In many cases, these losses develop gradually, making them harder to detect through standard monitoring systems until availability or power output has already been impacted.

Why icing carries higher economic consequences in Austria

While icing is a well-documented technical challenge, the financial context in Austria makes the problem far more acute.

Electricity prices in Austria often sit noticeably above those in many European markets. Even in shoulder seasons, months when icing is minimal, Austria’s day-ahead market tends to trade in a higher price band than countries across Western and Northern Europe.

This premium pricing creates a unique dynamic: every lost MWh costs more in Austria than it does in most competing wind markets.

For wind farms with exposure to market-based revenues, winter icing doesn’t just reduce output. It erodes value at a time when electricity is often most in demand.
Image source: Exchange electricity prices – Map | Energy-Charts

Early-season icing can appear as soon as late autumn, and events can persist well into March or April, depending on elevation.

This extended season magnifies the impact. Every additional hour of icing not only cuts into potential production, but also limits the ability to restart turbines quickly after storms.

Why standard cold-climate solutions reach their limits

Many turbines in Austria are equipped with factory-installed cold-climate packages. These typically include component heaters, low-temperature lubricants, insulated enclosures, and in some cases blade coatings designed to delay initial ice adhesion.

While these measures help ensure that turbine components remain functional in cold weather, they are fundamentally passive in nature. They do not actively remove ice once it forms, nor can they counter prolonged exposure to moisture-heavy, near-freezing conditions typical of alpine sites.

As a result, even well-equipped turbines can experience extended downtime, ongoing aerodynamic losses, and repeated imbalance-related stress throughout the winter season.

A growing focus on active ice protection in alpine environments

These combined environmental, safety, and economic pressures are leading more Austrian operators to evaluate active blade heating solutions designed specifically for persistent icing environments.

Unlike passive measures, active ice protection systems apply controlled, uniform heat from within the blade, preventing ice buildup during operation and enabling faster recovery after icing events.

In alpine conditions, such systems have demonstrated advantages including:

  • Higher winter availability during prolonged in-cloud icing
  • Reduced need for extended shutdowns due to ice accumulation
  • Faster return to production following storms
  • More stable aerodynamic performance throughout winter
  • Lower mechanical stress from improved rotor balance

For operators managing high-altitude assets in safety-sensitive environments, these benefits translate into more reliable winter operation and improved capture of high-value megawatt-hours.

Experience matters where icing is the baseline, not the exception

In regions like Austria’s alpine wind corridors, icing is not an occasional anomaly – it is a defining operating condition.
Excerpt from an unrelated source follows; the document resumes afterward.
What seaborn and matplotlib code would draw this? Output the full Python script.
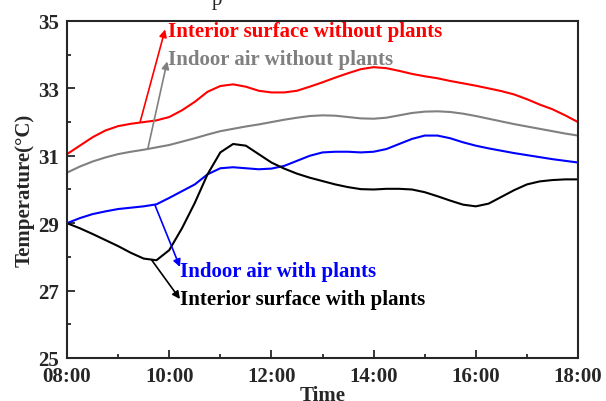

Solutions that perform well in mild or intermittent icing often fall short when exposure is continuous and conditions change rapidly.

As Austria continues to expand and optimize its wind fleet, operators are increasingly looking toward technologies and operating experience drawn from other cold-climate, high-icing regions, where in-cloud icing and winter availability have long been part of everyday operation.

In those environments, keeping turbines turning safely through winter is not just a technical challenge – it is a prerequisite for long-term performance and profitability.